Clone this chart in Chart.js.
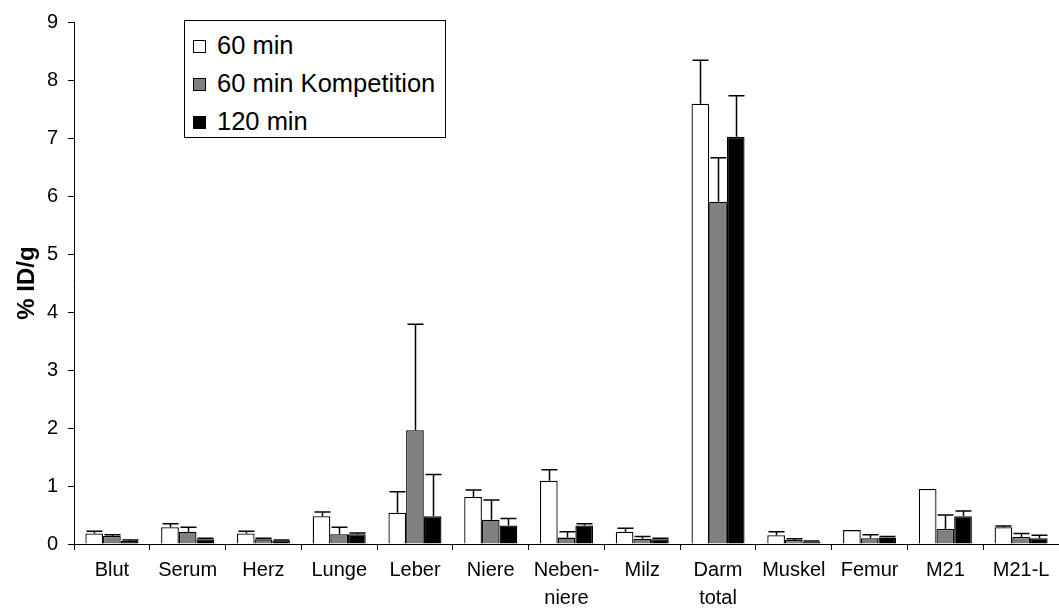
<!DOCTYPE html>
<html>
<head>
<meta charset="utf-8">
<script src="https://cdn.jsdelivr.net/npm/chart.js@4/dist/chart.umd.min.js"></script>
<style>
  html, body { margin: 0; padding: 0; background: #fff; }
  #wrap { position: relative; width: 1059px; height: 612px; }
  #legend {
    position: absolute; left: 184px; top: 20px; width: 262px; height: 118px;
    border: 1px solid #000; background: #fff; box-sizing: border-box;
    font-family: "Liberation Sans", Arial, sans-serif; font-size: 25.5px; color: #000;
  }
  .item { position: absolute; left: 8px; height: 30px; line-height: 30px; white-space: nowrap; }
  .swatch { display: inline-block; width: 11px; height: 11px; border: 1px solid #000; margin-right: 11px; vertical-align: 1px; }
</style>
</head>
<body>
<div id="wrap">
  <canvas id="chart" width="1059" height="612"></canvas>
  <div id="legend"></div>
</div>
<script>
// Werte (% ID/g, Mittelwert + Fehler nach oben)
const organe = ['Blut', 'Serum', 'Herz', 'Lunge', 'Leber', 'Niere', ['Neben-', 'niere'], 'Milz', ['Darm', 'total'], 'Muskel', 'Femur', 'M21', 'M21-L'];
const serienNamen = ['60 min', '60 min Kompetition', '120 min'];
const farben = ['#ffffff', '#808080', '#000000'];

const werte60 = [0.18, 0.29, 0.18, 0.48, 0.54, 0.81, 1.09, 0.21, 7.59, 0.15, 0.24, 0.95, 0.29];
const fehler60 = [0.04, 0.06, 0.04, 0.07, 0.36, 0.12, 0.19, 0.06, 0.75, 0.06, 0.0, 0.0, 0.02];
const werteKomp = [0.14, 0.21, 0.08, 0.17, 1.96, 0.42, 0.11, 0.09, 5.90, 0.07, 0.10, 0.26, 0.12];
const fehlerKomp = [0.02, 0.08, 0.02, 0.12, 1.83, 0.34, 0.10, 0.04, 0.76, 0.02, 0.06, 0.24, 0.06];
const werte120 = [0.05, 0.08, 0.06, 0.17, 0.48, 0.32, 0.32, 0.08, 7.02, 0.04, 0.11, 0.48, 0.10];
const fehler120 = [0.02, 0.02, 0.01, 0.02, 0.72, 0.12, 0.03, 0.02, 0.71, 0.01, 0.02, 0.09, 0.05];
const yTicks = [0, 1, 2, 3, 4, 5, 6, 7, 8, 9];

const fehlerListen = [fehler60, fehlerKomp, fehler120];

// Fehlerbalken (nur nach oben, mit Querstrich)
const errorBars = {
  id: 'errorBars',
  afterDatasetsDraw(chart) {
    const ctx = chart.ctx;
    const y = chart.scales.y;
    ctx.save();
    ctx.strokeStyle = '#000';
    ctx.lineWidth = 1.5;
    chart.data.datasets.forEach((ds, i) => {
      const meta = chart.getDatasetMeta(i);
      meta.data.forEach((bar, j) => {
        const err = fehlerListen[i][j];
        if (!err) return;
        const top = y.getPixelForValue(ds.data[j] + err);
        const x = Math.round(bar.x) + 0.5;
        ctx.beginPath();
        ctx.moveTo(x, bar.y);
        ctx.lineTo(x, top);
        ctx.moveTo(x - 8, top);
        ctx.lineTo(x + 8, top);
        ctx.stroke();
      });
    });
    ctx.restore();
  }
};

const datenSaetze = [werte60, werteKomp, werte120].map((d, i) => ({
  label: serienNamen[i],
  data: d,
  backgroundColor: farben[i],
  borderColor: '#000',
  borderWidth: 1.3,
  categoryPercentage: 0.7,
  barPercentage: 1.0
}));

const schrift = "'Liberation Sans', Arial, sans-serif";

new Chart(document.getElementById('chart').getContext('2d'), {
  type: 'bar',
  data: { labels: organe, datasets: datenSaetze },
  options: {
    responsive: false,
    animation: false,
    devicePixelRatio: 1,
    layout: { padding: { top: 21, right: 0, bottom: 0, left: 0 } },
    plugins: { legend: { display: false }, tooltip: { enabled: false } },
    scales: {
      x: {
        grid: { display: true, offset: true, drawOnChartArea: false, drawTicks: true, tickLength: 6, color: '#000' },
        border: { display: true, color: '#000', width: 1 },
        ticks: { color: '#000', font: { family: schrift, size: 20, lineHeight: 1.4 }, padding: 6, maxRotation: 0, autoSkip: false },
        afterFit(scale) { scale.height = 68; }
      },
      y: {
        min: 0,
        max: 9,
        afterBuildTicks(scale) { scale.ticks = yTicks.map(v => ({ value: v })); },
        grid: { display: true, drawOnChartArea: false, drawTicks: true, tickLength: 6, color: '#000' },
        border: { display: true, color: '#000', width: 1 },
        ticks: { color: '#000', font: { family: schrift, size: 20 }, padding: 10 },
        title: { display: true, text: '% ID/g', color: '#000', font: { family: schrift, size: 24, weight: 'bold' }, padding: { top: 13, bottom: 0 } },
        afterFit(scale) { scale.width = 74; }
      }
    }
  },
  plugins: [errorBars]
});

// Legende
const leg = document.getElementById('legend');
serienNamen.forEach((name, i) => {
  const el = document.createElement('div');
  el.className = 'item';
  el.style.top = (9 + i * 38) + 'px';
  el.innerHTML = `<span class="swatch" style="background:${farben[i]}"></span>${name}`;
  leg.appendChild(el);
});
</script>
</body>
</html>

──────

- _WHAT THE TASK ASKS_
Write the material out again exactly as it appears, dropping the pictures.

- _TASK SOLUTION_
Clone this chart in Chart.js.
<!DOCTYPE html>
<html>
<head>
<meta charset="utf-8">
<script src="https://cdn.jsdelivr.net/npm/chart.js@4/dist/chart.umd.min.js"></script>
<style>
  html, body { margin: 0; padding: 0; background: #fff; }
  #wrap { position: relative; width: 1059px; height: 612px; }
  #legend {
    position: absolute; left: 184px; top: 20px; width: 262px; height: 118px;
    border: 1px solid #000; background: #fff; box-sizing: border-box;
    font-family: "Liberation Sans", Arial, sans-serif; font-size: 25.5px; color: #000;
  }
  .item { position: absolute; left: 8px; height: 30px; line-height: 30px; white-space: nowrap; }
  .swatch { display: inline-block; width: 11px; height: 11px; border: 1px solid #000; margin-right: 11px; vertical-align: 1px; }
</style>
</head>
<body>
<div id="wrap">
  <canvas id="chart" width="1059" height="612"></canvas>
  <div id="legend"></div>
</div>
<script>
// Werte (% ID/g, Mittelwert + Fehler nach oben)
const organe = ['Blut', 'Serum', 'Herz', 'Lunge', 'Leber', 'Niere', ['Neben-', 'niere'], 'Milz', ['Darm', 'total'], 'Muskel', 'Femur', 'M21', 'M21-L'];
const serienNamen = ['60 min', '60 min Kompetition', '120 min'];
const farben = ['#ffffff', '#808080', '#000000'];

const werte60 = [0.18, 0.29, 0.18, 0.48, 0.54, 0.81, 1.09, 0.21, 7.59, 0.15, 0.24, 0.95, 0.29];
const fehler60 = [0.04, 0.06, 0.04, 0.07, 0.36, 0.12, 0.19, 0.06, 0.75, 0.06, 0.0, 0.0, 0.02];
const werteKomp = [0.14, 0.21, 0.08, 0.17, 1.96, 0.42, 0.11, 0.09, 5.90, 0.07, 0.10, 0.26, 0.12];
const fehlerKomp = [0.02, 0.08, 0.02, 0.12, 1.83, 0.34, 0.10, 0.04, 0.76, 0.02, 0.06, 0.24, 0.06];
const werte120 = [0.05, 0.08, 0.06, 0.17, 0.48, 0.32, 0.32, 0.08, 7.02, 0.04, 0.11, 0.48, 0.10];
const fehler120 = [0.02, 0.02, 0.01, 0.02, 0.72, 0.12, 0.03, 0.02, 0.71, 0.01, 0.02, 0.09, 0.05];
const yTicks = [0, 1, 2, 3, 4, 5, 6, 7, 8, 9];

const fehlerListen = [fehler60, fehlerKomp, fehler120];

// Fehlerbalken (nur nach oben, mit Querstrich)
const errorBars = {
  id: 'errorBars',
  afterDatasetsDraw(chart) {
    const ctx = chart.ctx;
    const y = chart.scales.y;
    ctx.save();
    ctx.strokeStyle = '#000';
    ctx.lineWidth = 1.5;
    chart.data.datasets.forEach((ds, i) => {
      const meta = chart.getDatasetMeta(i);
      meta.data.forEach((bar, j) => {
        const err = fehlerListen[i][j];
        if (!err) return;
        const top = y.getPixelForValue(ds.data[j] + err);
        const x = Math.round(bar.x) + 0.5;
        ctx.beginPath();
        ctx.moveTo(x, bar.y);
        ctx.lineTo(x, top);
        ctx.moveTo(x - 8, top);
        ctx.lineTo(x + 8, top);
        ctx.stroke();
      });
    });
    ctx.restore();
  }
};

const datenSaetze = [werte60, werteKomp, werte120].map((d, i) => ({
  label: serienNamen[i],
  data: d,
  backgroundColor: farben[i],
  borderColor: '#000',
  borderWidth: 1.3,
  categoryPercentage: 0.7,
  barPercentage: 1.0
}));

const schrift = "'Liberation Sans', Arial, sans-serif";

new Chart(document.getElementById('chart').getContext('2d'), {
  type: 'bar',
  data: { labels: organe, datasets: datenSaetze },
  options: {
    responsive: false,
    animation: false,
    devicePixelRatio: 1,
    layout: { padding: { top: 21, right: 0, bottom: 0, left: 0 } },
    plugins: { legend: { display: false }, tooltip: { enabled: false } },
    scales: {
      x: {
        grid: { display: true, offset: true, drawOnChartArea: false, drawTicks: true, tickLength: 6, color: '#000' },
        border: { display: true, color: '#000', width: 1 },
        ticks: { color: '#000', font: { family: schrift, size: 20, lineHeight: 1.4 }, padding: 6, maxRotation: 0, autoSkip: false },
        afterFit(scale) { scale.height = 68; }
      },
      y: {
        min: 0,
        max: 9,
        afterBuildTicks(scale) { scale.ticks = yTicks.map(v => ({ value: v })); },
        grid: { display: true, drawOnChartArea: false, drawTicks: true, tickLength: 6, color: '#000' },
        border: { display: true, color: '#000', width: 1 },
        ticks: { color: '#000', font: { family: schrift, size: 20 }, padding: 10 },
        title: { display: true, text: '% ID/g', color: '#000', font: { family: schrift, size: 24, weight: 'bold' }, padding: { top: 13, bottom: 0 } },
        afterFit(scale) { scale.width = 74; }
      }
    }
  },
  plugins: [errorBars]
});

// Legende
const leg = document.getElementById('legend');
serienNamen.forEach((name, i) => {
  const el = document.createElement('div');
  el.className = 'item';
  el.style.top = (9 + i * 38) + 'px';
  el.innerHTML = `<span class="swatch" style="background:${farben[i]}"></span>${name}`;
  leg.appendChild(el);
});
</script>
</body>
</html>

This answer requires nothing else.